8 Dec, 2000 By: Thomas K. Arnold

Best Buy's plans for Musicland's mall stores are intriguing. I'm sure by now all of you know that Best Buy, the nation's No. 1 consumer electronics chain, is buying Musicland Stores Corp., the country's top music retailer, for $685 million.

Best Buy's objective, in acquiring more than 1,300 additional storefronts to add to its own 400-plus, is to beef up its presence and avenues for selling cutting-edge digital electronics like DVD players, satellite systems and assorted wireless gadgetry.

Best Buy's immediate target are Musicland's 680 Sam Goody mall stores, as well as another 200 On Cue locations in rural areas. These stores in the coming year will be converted into mini-Best Buys, with their music and video software mix augmented by hardware.
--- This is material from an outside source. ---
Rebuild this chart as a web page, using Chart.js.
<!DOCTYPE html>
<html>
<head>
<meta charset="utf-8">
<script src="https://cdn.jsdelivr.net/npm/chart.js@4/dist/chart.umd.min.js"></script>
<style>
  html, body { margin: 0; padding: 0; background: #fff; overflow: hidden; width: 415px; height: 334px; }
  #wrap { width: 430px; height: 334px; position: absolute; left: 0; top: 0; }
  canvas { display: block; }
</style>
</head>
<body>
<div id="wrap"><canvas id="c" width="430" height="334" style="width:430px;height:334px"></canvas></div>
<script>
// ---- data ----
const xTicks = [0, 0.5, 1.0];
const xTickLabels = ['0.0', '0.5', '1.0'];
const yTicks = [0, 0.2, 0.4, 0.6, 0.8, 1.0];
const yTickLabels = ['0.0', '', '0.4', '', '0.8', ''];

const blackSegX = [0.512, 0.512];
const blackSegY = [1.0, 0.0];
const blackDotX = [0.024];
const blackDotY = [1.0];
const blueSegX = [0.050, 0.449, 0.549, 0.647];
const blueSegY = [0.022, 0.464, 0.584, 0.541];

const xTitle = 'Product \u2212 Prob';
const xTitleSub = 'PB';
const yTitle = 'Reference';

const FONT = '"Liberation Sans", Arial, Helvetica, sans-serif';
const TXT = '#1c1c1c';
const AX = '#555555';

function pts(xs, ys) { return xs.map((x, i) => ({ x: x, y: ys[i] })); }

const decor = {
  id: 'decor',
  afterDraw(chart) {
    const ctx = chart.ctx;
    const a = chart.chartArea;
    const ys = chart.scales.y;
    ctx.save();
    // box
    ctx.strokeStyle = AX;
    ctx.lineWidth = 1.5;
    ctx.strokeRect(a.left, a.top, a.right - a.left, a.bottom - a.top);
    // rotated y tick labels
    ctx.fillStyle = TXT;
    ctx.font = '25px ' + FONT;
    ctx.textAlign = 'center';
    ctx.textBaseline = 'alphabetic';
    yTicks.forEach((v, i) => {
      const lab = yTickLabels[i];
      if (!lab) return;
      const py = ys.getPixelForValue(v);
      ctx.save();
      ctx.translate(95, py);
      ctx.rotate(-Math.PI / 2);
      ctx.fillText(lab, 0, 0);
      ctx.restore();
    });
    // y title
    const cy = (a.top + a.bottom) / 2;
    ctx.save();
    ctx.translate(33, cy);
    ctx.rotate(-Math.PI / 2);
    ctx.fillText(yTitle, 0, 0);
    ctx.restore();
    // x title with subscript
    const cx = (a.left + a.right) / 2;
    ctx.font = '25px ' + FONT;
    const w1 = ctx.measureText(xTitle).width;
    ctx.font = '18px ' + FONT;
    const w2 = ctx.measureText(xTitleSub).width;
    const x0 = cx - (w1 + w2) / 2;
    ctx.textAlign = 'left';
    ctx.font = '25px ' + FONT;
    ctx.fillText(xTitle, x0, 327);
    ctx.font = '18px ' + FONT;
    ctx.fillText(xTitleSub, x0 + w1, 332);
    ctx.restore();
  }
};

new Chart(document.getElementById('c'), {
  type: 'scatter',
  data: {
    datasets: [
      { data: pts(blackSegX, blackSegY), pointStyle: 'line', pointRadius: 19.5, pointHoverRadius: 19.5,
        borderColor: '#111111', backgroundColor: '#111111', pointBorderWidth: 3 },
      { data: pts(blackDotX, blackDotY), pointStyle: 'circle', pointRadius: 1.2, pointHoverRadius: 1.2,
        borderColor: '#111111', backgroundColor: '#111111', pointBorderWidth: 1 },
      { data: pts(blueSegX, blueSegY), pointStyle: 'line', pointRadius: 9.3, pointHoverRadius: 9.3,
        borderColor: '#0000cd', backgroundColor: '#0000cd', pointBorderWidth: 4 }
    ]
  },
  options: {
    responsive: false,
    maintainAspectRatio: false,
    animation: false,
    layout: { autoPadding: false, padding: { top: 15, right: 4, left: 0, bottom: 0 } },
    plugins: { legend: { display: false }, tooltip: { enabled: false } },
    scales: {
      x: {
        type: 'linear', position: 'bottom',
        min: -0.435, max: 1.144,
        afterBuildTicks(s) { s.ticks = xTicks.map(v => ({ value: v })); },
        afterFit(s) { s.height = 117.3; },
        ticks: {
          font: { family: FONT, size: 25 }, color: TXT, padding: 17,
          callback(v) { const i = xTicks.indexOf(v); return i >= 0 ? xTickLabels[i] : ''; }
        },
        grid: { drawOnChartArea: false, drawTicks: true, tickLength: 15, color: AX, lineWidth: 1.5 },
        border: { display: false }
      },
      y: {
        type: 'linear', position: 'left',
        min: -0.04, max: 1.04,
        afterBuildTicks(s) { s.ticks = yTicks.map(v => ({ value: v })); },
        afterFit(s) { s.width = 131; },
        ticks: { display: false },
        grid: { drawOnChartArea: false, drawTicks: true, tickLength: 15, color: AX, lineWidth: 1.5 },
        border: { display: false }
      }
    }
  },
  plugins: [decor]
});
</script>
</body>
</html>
Analysts question whether the transformation will work, maintaining that costs are higher in smaller stores and Best Buy may not be able to carry over its trademark deep-discount pricing and promotions. They also wonder whether Best Buy will have the cash to carry through with its plans, since its own earnings for the second half of this year are off and music sales are flattening after several years of slow but steady growth.

If Best Buy can pull it off, however, then we will see the birth of a truly revolutionary chain of multimedia stores that carry just about everything, albeit in limited quantities, having to do with home entertainment.
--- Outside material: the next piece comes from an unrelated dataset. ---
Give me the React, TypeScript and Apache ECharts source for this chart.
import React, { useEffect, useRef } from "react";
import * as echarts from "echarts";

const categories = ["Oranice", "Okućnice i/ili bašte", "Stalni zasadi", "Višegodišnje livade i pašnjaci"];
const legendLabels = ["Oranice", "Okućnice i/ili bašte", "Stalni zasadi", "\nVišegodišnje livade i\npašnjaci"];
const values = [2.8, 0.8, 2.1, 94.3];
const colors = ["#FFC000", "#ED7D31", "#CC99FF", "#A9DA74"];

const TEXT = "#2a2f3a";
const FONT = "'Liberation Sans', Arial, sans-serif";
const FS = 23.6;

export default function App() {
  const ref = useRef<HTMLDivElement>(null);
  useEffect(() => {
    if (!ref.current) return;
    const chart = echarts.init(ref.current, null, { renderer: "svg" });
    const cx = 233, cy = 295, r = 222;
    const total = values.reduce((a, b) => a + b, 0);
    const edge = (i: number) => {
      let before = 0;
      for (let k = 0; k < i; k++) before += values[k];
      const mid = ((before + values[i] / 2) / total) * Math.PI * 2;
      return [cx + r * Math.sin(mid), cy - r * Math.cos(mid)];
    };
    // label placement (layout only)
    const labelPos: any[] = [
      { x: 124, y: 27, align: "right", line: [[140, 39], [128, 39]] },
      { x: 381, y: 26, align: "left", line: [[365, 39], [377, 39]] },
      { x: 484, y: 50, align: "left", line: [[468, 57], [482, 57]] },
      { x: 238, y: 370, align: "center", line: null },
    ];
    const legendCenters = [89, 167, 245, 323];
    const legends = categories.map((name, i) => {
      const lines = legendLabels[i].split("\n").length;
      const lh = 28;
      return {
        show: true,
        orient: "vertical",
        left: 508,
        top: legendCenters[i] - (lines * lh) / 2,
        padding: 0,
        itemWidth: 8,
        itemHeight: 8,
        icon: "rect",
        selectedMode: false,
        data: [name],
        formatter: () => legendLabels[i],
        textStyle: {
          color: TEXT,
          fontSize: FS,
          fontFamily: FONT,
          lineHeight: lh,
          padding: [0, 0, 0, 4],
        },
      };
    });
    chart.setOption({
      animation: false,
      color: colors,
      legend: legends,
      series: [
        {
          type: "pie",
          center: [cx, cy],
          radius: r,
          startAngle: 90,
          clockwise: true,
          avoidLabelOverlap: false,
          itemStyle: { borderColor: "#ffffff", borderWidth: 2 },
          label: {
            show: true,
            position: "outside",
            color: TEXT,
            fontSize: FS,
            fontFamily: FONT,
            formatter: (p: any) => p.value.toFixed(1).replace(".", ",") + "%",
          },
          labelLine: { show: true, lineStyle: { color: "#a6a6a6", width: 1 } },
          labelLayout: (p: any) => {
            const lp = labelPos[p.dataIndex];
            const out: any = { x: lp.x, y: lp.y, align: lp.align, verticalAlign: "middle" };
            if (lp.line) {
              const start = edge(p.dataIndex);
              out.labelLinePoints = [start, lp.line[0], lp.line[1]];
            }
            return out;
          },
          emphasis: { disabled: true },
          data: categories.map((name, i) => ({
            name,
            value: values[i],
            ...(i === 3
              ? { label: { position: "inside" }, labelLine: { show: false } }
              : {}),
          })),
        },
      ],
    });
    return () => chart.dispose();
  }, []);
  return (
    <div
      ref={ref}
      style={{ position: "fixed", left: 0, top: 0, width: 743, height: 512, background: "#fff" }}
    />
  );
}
This could be a very smart move, in my mind. Best Buy has already established itself as a destination for home entertainment enthusiasts. I personally shop there for CDs and hardware, and I know many video specialty retailers routinely pick up their DVDs and VHS sellthrough cassettes at prices a lot lower than their distributors charge.

If Best Buy can successfully bring its product mix into the malls and thus capture the impulse buyer as well as the destination shopper, then we're looking at something that could truly be big. But as the analysts say, there are compelling questions about whether all of this is even possible.

The home entertainment store of the future just might not fit into a cookie cutter, after all.